For Sarah Palin: Barbara Guest's "Moscow Mansions." Because she wouldn't have to buy the book; she could just see it from her house.

And to the outgoing W.: Wilfred Owens' "Apologia Pro Poemate Meo." Those men are worth his tears; he is not worth their merriment.

Posted by: Bradley Paul on October 28, 2008 12:17 PM

Seattle P-I Opinions Page Editor Mark Trahant is writing daily four-line poetry off the news...in the tradition of a guy named Fitch or Fitchett who wrote news-related poems for the P-I in the 1940s.
You can get them via Trahant's tweets.

Posted by: Idahoeditor on October 29, 2008 10:23 AM

Ah, yes, that would be Carlton Fitchett, whose news-rhymes were collected in a book, Rimes Of a Reporter, published back in the forties.

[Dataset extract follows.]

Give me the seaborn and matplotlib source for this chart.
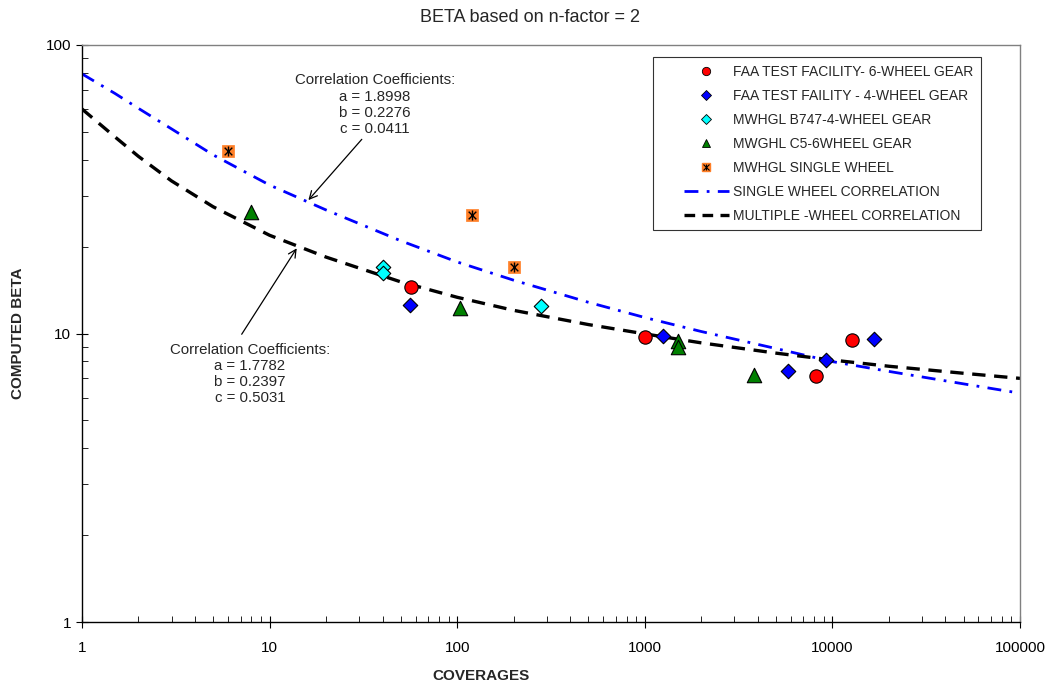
import numpy as np
import pandas as pd
import matplotlib
matplotlib.use("Agg")
import matplotlib.pyplot as plt
import seaborn as sns
from matplotlib.lines import Line2D
from matplotlib.legend_handler import HandlerLine2D, HandlerTuple
from matplotlib.ticker import FixedLocator, FuncFormatter, NullFormatter

# ---------------- data ----------------
faa6_cov = [57, 1000, 8200, 12700]
faa6_beta = [14.5, 9.7, 7.1, 9.5]

faa4_cov = [56, 1250, 5800, 9200, 16700]
faa4_beta = [12.6, 9.8, 7.4, 8.1, 9.6]

b747_cov = [40, 40, 280]
b747_beta = [17.0, 16.2, 12.5]

c5_cov = [8, 104, 1500, 1500, 3800]
c5_beta = [26.3, 12.3, 9.45, 9.0, 7.2]

sw_cov = [6, 120, 200]
sw_beta = [43.0, 25.8, 17.0]

curve_cov = [1, 1.5, 2, 3, 5, 10, 20, 50, 100, 200, 500, 1000, 2000, 5000,
             10000, 20000, 50000, 100000]
single_corr = [79.4, 67.9, 60.3, 51.2, 41.6, 32.7, 26.8, 20.96, 17.7, 15.3,
               12.83, 11.36, 10.16, 8.87, 7.99, 7.39, 6.69, 6.21]
multi_corr = [60.0, 48.0, 41.1, 33.8, 27.5, 21.9, 18.4, 15.1, 13.35, 12.03,
              10.74, 9.97, 9.28, 8.55, 8.09, 7.70, 7.28, 6.99]

labels = ["FAA TEST FACILITY- 6-WHEEL GEAR",
          "FAA TEST FAILITY - 4-WHEEL GEAR",
          "MWHGL B747-4-WHEEL GEAR",
          "MWGHL C5-6WHEEL GEAR",
          "MWHGL SINGLE WHEEL",
          "SINGLE WHEEL CORRELATION",
          "MULTIPLE -WHEEL CORRELATION"]
x_ticks = [1, 10, 100, 1000, 10000, 100000]
y_ticks = [1, 10, 100]

# ---------------- style ----------------
sns.set_theme(style="white")
plt.rcParams["font.family"] = ["Liberation Sans", "DejaVu Sans"]

RED = "#FF0000"
BLUE = "#0000FF"
CYAN = "#00FFFF"
GREEN = "#008000"
ORANGE = "#FF7F27"
SW_DASH = (0, (5, 3, 1, 3))
MW_DASH = (0, (4, 2.6))
LEG_MW_DASH = (0, (3.2, 2.2))

fig = plt.figure(figsize=(10.47, 6.85), dpi=100)
ax = fig.add_axes([82 / 1047, 1 - 622 / 685, (1020 - 82) / 1047, (622 - 45) / 685])

# correlation curves
sns.lineplot(x=curve_cov, y=single_corr, ax=ax, color=BLUE, lw=2.0,
             linestyle=SW_DASH, errorbar=None, zorder=2)
sns.lineplot(x=curve_cov, y=multi_corr, ax=ax, color="black", lw=2.4,
             linestyle=MW_DASH, errorbar=None, zorder=2)

# data points
sns.scatterplot(x=faa6_cov, y=faa6_beta, ax=ax, marker="o", s=9.6 ** 2,
                color=RED, edgecolor="black", linewidth=0.8, zorder=5, legend=False)
sns.scatterplot(x=faa4_cov, y=faa4_beta, ax=ax, marker="D", s=7.4 ** 2,
                color=BLUE, edgecolor="black", linewidth=0.8, zorder=5, legend=False)
sns.scatterplot(x=b747_cov, y=b747_beta, ax=ax, marker="D", s=7.4 ** 2,
                color=CYAN, edgecolor="black", linewidth=0.8, zorder=5, legend=False)
sns.scatterplot(x=c5_cov, y=c5_beta, ax=ax, marker="^", s=10.4 ** 2,
                color=GREEN, edgecolor="black", linewidth=0.8, zorder=5, legend=False)
sns.scatterplot(x=sw_cov, y=sw_beta, ax=ax, marker="s", s=8.2 ** 2,
                color=ORANGE, edgecolor=ORANGE, linewidth=0.5, zorder=5, legend=False)
sns.scatterplot(x=sw_cov, y=sw_beta, ax=ax, marker="x", s=5.5 ** 2,
                color="black", linewidth=1.0, zorder=6, legend=False)
sns.scatterplot(x=sw_cov, y=sw_beta, ax=ax, marker="|", s=7.0 ** 2,
                color="black", linewidth=1.0, zorder=6, legend=False)

# axes
ax.set_xscale("log")
ax.set_yscale("log")
ax.set_xlim(1, 100000)
ax.set_ylim(1, 100)
ax.xaxis.set_major_locator(FixedLocator(x_ticks))
ax.yaxis.set_major_locator(FixedLocator(y_ticks))
fmt = FuncFormatter(lambda v, p: f"{int(round(v))}")
ax.xaxis.set_major_formatter(fmt)
ax.yaxis.set_major_formatter(fmt)
minor_x = [m * 10 ** e for e in range(0, 5) for m in range(2, 10)]
minor_y = [m * 10 ** e for e in range(0, 2) for m in range(2, 10)]
ax.xaxis.set_minor_locator(FixedLocator(minor_x))
ax.yaxis.set_minor_locator(FixedLocator(minor_y))
ax.xaxis.set_minor_formatter(NullFormatter())
ax.yaxis.set_minor_formatter(NullFormatter())
ax.tick_params(which="major", direction="inout", length=8, width=0.8,
               colors="black", labelsize=11, bottom=True, left=True)
ax.tick_params(axis="x", which="major", pad=10)
ax.tick_params(axis="y", which="major", pad=4)
ax.tick_params(which="minor", direction="in", length=4, width=0.6,
               colors="black", bottom=True, left=True)
ax.set_xlabel("")
ax.set_ylabel("")
for side in ["left", "bottom"]:
    ax.spines[side].set_color("black")
    ax.spines[side].set_linewidth(1.0)
for side in ["top", "right"]:
    ax.spines[side].set_color("#808080")
    ax.spines[side].set_linewidth(1.0)

# titles / labels
fig.text(530 / 1047, 1 - 18 / 685, "BETA based on n-factor = 2", ha="center",
         va="center", fontsize=13)
fig.text(481 / 1047, 1 - 676 / 685, "COVERAGES", ha="center", va="center",
         fontsize=11, fontweight="bold")
fig.text(18 / 1047, 1 - 333 / 685, "COMPUTED BETA", ha="center", va="center",
         rotation=90, fontsize=11, fontweight="bold")

# annotations
ax.text(36.5, 79.7, "Correlation Coefficients:\na = 1.8998\nb = 0.2276\nc = 0.0411",
        ha="center", va="top", fontsize=10.8, linespacing=1.2)
ax.annotate("", xy=(16.1, 29.0), xytext=(31.0, 47.1),
            arrowprops=dict(arrowstyle="->", color="black", lw=0.9,
                            shrinkA=0, shrinkB=0, mutation_scale=14))
ax.text(7.86, 9.30, "Correlation Coefficients:\na = 1.7782\nb = 0.2397\nc = 0.5031",
        ha="center", va="top", fontsize=10.8, linespacing=1.2)
ax.annotate("", xy=(13.95, 19.74), xytext=(7.1, 9.94),
            arrowprops=dict(arrowstyle="->", color="black", lw=0.9,
                            shrinkA=0, shrinkB=0, mutation_scale=14))


# legend
class ShiftedHandler(HandlerLine2D):
    def __init__(self, frac=0.66, **kw):
        super().__init__(**kw)
        self.frac = frac

    def create_artists(self, legend, orig_handle, xdescent, ydescent, width,
                       height, fontsize, trans):
        shift = width * (1 - self.frac)
        return super().create_artists(legend, orig_handle, xdescent - shift,
                                      ydescent, width * self.frac, height,
                                      fontsize, trans)


handles = [
    Line2D([], [], ls="none", marker="o", ms=6, mfc=RED, mec="black", mew=0.6),
    Line2D([], [], ls="none", marker="D", ms=4.6, mfc=BLUE, mec="black", mew=0.6),
    Line2D([], [], ls="none", marker="D", ms=4.6, mfc=CYAN, mec="black", mew=0.6),
    Line2D([], [], ls="none", marker="^", ms=6, mfc=GREEN, mec="black", mew=0.6),
    (Line2D([], [], ls="none", marker="s", ms=5.5, mfc=ORANGE, mec=ORANGE),
     Line2D([], [], ls="none", marker="x", ms=4, mec="black", mew=0.8),
     Line2D([], [], ls="none", marker="|", ms=5, mec="black", mew=0.8)),
    Line2D([], [], color=BLUE, lw=2.0, ls=SW_DASH),
    Line2D([], [], color="black", lw=2.4, ls=LEG_MW_DASH),
]
leg = ax.legend(handles, labels, loc="upper left",
                bbox_to_anchor=((653 - 82) / 938, (622 - 57) / 577),
                borderaxespad=0, frameon=True, fancybox=False, fontsize=10,
                handlelength=4.9, handletextpad=0.3, labelspacing=0.72,
                borderpad=0.55,
                handler_map={Line2D: ShiftedHandler(frac=0.66),
                             tuple: HandlerTuple(ndivide=1, pad=0)})
leg.get_frame().set_edgecolor("black")
leg.get_frame().set_linewidth(0.8)
leg.set_zorder(10)

fig.savefig("out.png", dpi=100)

Posted by: Don Share on October 29, 2008 12:21 PM

Saw in the supermarket yesterday that Biden's autobiography's title is a quote from 20th century American poetry: "Promises to Keep."

Posted by: john on October 29, 2008 1:22 PM

Any predictions as to which contemporary poets are going to have lines showing up as titles of Senators' autobiographies 90 years from now?

Any proposals for autobio titles from lines of contemporary poetry?

Posted by: john on October 29, 2008 4:28 PM

OK, check out these these interesting suggestions!

John, I'm going to go out on a limb and suggest Thomas Sayers Ellis's "Skin, Inc."

Posted by: Don Share on October 31, 2008 10:56 AM

There's still time for Poetry MagazIne to poll the new President, Cabinet, and Senate on favorite poets! (see suggestion above).

http://www.nytimes.com/2008/11/02/books/review/Meacham-t.html?_r=1&oref=slogin

Kent

Posted by: Kent Johnson on November 4, 2008 1:43 PM

Um, but what would we do with and/or conclude from that exciting information, Kent?

Posted by: Don Share on November 4, 2008 2:15 PM

Don,

Well, that's a good, reasonable question.

But it seems that knowing something about the poetic tastes (dare one say "sophistication"?) of our political leaders might provide some useful information to poets in the winding, never ending process of figuring the ways poetical address may interface with political gesture.

That's awkwardly put. But something like that?